Crystal bowls are effective at creating relaxation. Their sound is clean, bright, and immediate. When played, they quickly quiet mental noise and draw attention into the present moment. For many people, this produces a sense of calm, spaciousness, or uplift.

However, relaxation and transformation are not the same process.

Relaxation occurs when the system experiences a temporary reduction in mental activity or muscular tension. Transformation requires something deeper: enough safety, continuity, and internal permission for the system to reorganize its patterns rather than simply pause them.

Crystal bowls tend to operate at the level of attention more than at the level of regulation.
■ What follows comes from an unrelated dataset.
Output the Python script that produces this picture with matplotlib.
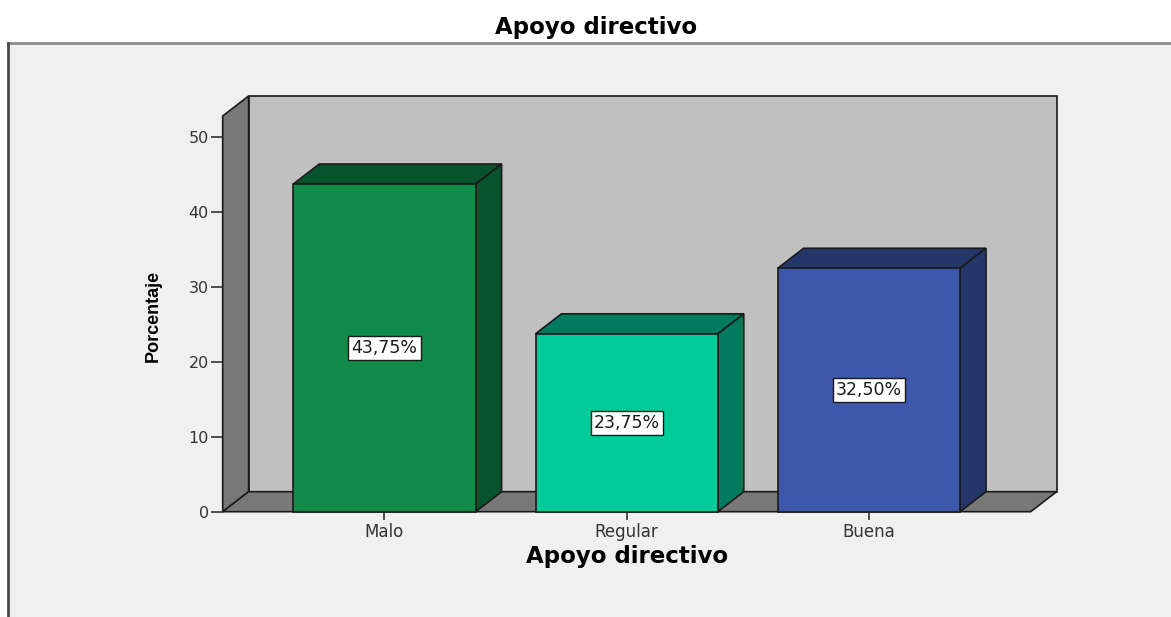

Their sound is dominated by clear, singular frequencies with a strong initial strike and fast projection. This clarity can feel soothing and beautiful, but it also keeps the nervous system oriented outward. The listener is often “listening to” the sound, rather than being fully surrounded by it.

Because the sound rises quickly and fades relatively fast, the body stays slightly alert. The system enjoys the experience, but it does not always settle deeply enough to let go of control. For individuals with already busy or vigilant systems, the brightness of crystal bowls can maintain a subtle state of watchfulness rather than surrender.

Transformation requires duration, depth, and unpredictability within safety. It asks the system to soften its habitual holding patterns and reorganize from within. This process is supported by sound that envelops rather than excites, that decays slowly, and that does not demand attention.

Crystal bowls are often played ceremonially or aesthetically. They are excellent for opening a session, shifting mood, or creating an elevated atmosphere. They help the mind slow down and the body relax. But because they emphasize clarity and precision, they may not provide the dense, immersive sonic field that encourages deeper internal re-patterning.

This does not mean crystal bowls are ineffective. It means they serve a different role.

They relax the surface.
They do not always invite the system into its depths.

Transformation emerges when the body feels safe enough to stop monitoring and start listening to itself. Some instruments are better at creating that depth than others—not because they are superior, but because of how their sound interacts with the nervous system.

Crystal bowls touch relaxation.
Depth asks for something else.

And knowing the difference is part of skilled sound work.